But while the World Bank, USAID, the World Health Organization and UNICEF push to improve early nutrition among impoverished communities in developing nations, there has been much less emphasis on the first 1,000 days in the United States. That’s not to say that all is well here: Over half of the country’s infants are on nutritional assistance and the top vegetable eaten by U.S. toddlers is the french fry.
Last week, the American Academy of Pediatrics issued a groundbreaking policy statement highlighting the importance, and irreversibility, of the 1,000-day window.
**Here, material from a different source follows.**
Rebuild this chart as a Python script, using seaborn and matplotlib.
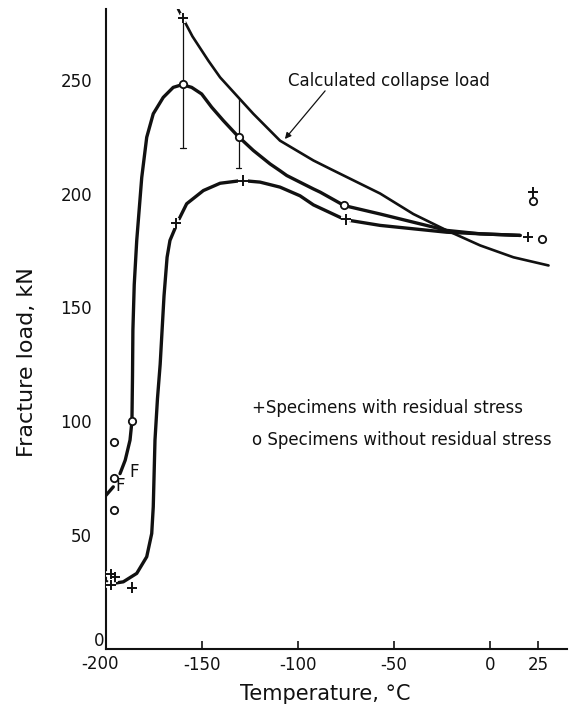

“Failure to provide key nutrients during this critical period of brain development may result in lifelong deficits in brain function despite subsequent nutrient repletion,” the AAP Committee on Nutrition said.
In other words, no amount of catch-up can completely fix the lost time for brain formation. Malnourishing the brain can produce a lower IQ; lead to a lifetime of chronic medical problems; increase the risk of obesity, hypertension and diabetes; and cost that individual future academic achievement and job success. The impact can even be generational, perpetuating a cycle of poverty for lifetimes to come.
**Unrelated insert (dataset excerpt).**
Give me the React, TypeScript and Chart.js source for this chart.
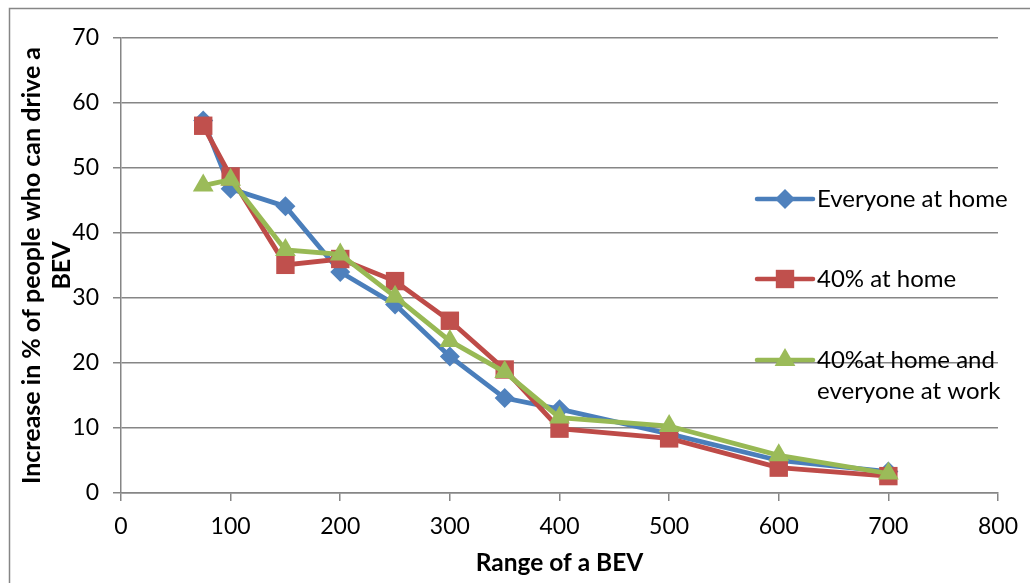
import React, { useEffect, useRef } from 'react';
import { Chart, registerables } from 'chart.js';

Chart.register(...registerables);

// ---- Data ----
const ranges = [75, 100, 150, 200, 250, 300, 350, 400, 500, 600, 700];
const everyoneAtHome = [57.3, 46.8, 44.1, 34.0, 29.0, 21.0, 14.6, 12.9, 9.1, 5.0, 3.3];
const fortyAtHome = [56.5, 48.7, 35.1, 36.0, 32.6, 26.5, 19.0, 9.9, 8.4, 3.9, 2.6];
const fortyHomeEveryoneWork = [47.3, 48.2, 37.4, 36.7, 30.2, 23.4, 18.6, 11.6, 10.3, 5.8, 3.0];

const seriesLabels = ['Everyone at home', '40% at home', '40%at home and\neveryone at work'];
const xAxisTitle = 'Range of a BEV';
const yAxisTitle = ['Increase in % of people who can drive a', 'BEV'];
const xMin = 0, xMax = 800, xStep = 100;
const yMin = 0, yMax = 70, yStep = 10;

// ---- Styles ----
const FONT = 'Lato, "Open Sans", sans-serif';
const GRID = '#868686';
const lineColors = ['#4A7EBB', '#BE4B48', '#98B954'];
const markerColors = ['#4F81BD', '#C0504D', '#9BBB59'];
const pointStyles = ['rectRot', 'rect', 'triangle'];
const pointRadii = [10, 13, 12];

function drawMarker(ctx: CanvasRenderingContext2D, style: string, x: number, y: number, r: number, color: string) {
  ctx.save();
  ctx.fillStyle = color;
  ctx.beginPath();
  if (style === 'rectRot') {
    ctx.moveTo(x, y - r);
    ctx.lineTo(x + r, y);
    ctx.lineTo(x, y + r);
    ctx.lineTo(x - r, y);
  } else if (style === 'rect') {
    const h = r * Math.SQRT1_2;
    ctx.rect(x - h, y - h, 2 * h, 2 * h);
  } else {
    ctx.moveTo(x, y - r);
    ctx.lineTo(x + 0.866 * r, y + 0.5 * r);
    ctx.lineTo(x - 0.866 * r, y + 0.5 * r);
  }
  ctx.closePath();
  ctx.fill();
  ctx.restore();
}

const framePlugin = {
  id: 'frame',
  beforeDraw(chart: any) {
    const ctx = chart.ctx as CanvasRenderingContext2D;
    ctx.save();
    ctx.fillStyle = '#ffffff';
    ctx.fillRect(0, 0, chart.width, chart.height);
    ctx.strokeStyle = GRID;
    ctx.lineWidth = 1.5;
    ctx.beginPath();
    ctx.moveTo(9.5, chart.height + 2);
    ctx.lineTo(9.5, 8.5);
    ctx.lineTo(chart.width + 2, 8.5);
    ctx.stroke();
    ctx.restore();
  },
};

const legendPlugin = {
  id: 'sideLegend',
  afterDraw(chart: any) {
    const ctx = chart.ctx as CanvasRenderingContext2D;
    const rows = [199, 279, 360];
    const x0 = 757, x1 = 813, tx = 817;
    ctx.save();
    seriesLabels.forEach((label, i) => {
      const y = rows[i];
      ctx.strokeStyle = lineColors[i];
      ctx.lineWidth = 4.5;
      ctx.lineCap = 'round';
      ctx.beginPath();
      ctx.moveTo(x0, y);
      ctx.lineTo(x1, y);
      ctx.stroke();
      drawMarker(ctx, pointStyles[i], (x0 + x1) / 2, y, pointRadii[i], markerColors[i]);
      ctx.fillStyle = '#000';
      ctx.font = `24px ${FONT}`;
      ctx.textBaseline = 'middle';
      ctx.textAlign = 'left';
      label.split('\n').forEach((ln, j) => ctx.fillText(ln, tx, y + j * 31));
    });
    ctx.restore();
  },
};

export default function App() {
  const ref = useRef<HTMLCanvasElement | null>(null);

  useEffect(() => {
    if (!ref.current) return;
    const series = [everyoneAtHome, fortyAtHome, fortyHomeEveryoneWork];
    const chart = new Chart(ref.current, {
      type: 'line',
      data: {
        datasets: series.map((vals, i) => ({
          label: seriesLabels[i],
          data: ranges.map((r, k) => ({ x: r, y: vals[k] })),
          borderColor: lineColors[i],
          backgroundColor: markerColors[i],
          pointBackgroundColor: markerColors[i],
          pointBorderColor: markerColors[i],
          pointBorderWidth: 0,
          pointStyle: pointStyles[i] as any,
          pointRadius: pointRadii[i],
          borderWidth: 4.8,
          tension: 0,
          fill: false,
          order: 3 - i,
        })),
      },
      options: {
        responsive: false,
        animation: false,
        events: [],
        devicePixelRatio: 1,
        layout: { padding: { left: 8, top: 38, right: 31, bottom: 0 } },
        plugins: {
          legend: { display: false },
          tooltip: { enabled: false },
        },
        scales: {
          x: {
            type: 'linear',
            min: xMin,
            max: xMax,
            ticks: { stepSize: xStep, color: '#000', padding: 12, font: { family: FONT, size: 23 } },
            grid: { drawOnChartArea: false, drawTicks: true, tickLength: 8, color: GRID, lineWidth: 1.5 },
            border: { color: GRID, width: 1.5 },
            title: {
              display: true,
              text: xAxisTitle,
              color: '#000',
              font: { family: FONT, size: 24.5, weight: 'bold' },
              padding: { top: 0, bottom: 5 },
            },
            afterFit: (s: any) => { s.height = 90; },
          },
          y: {
            type: 'linear',
            min: yMin,
            max: yMax,
            ticks: { stepSize: yStep, color: '#000', padding: 14, font: { family: FONT, size: 23 } },
            grid: { drawTicks: true, tickLength: 8, color: GRID, lineWidth: 1.5 },
            border: { color: GRID, width: 1.5 },
            title: {
              display: true,
              text: yAxisTitle,
              color: '#000',
              font: { family: FONT, size: 25, weight: 'bold', lineHeight: 1.2 },
              padding: { top: 9, bottom: 0 },
            },
            afterFit: (s: any) => { s.width = 113; },
          },
        },
      },
      plugins: [framePlugin, legendPlugin],
    });
    return () => chart.destroy();
  }, []);

  return (
    <div style={{ position: 'absolute', left: 0, top: 0, width: 1030, height: 583 }}>
      <canvas ref={ref} width={1030} height={583} style={{ display: 'block' }} />
    </div>
  );
}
It’s unclear exactly how many kids in the U.S. are malnourished, but there’s some disturbing evidence: A quarter of toddlers don’t receive enough iron, 1 in 5 children are obese, 1 in 6 households with children are food-insecure, and over half of infants participate in the federal Women, Infants, and Children program for supplemental nutrition.
These children’s futures are at stake, said Lucy Sullivan, executive director for the nonprofit 1,000 Days, which advocates here and abroad for better early nutrition.
“The first 1,000 days matter for all the days that follow.”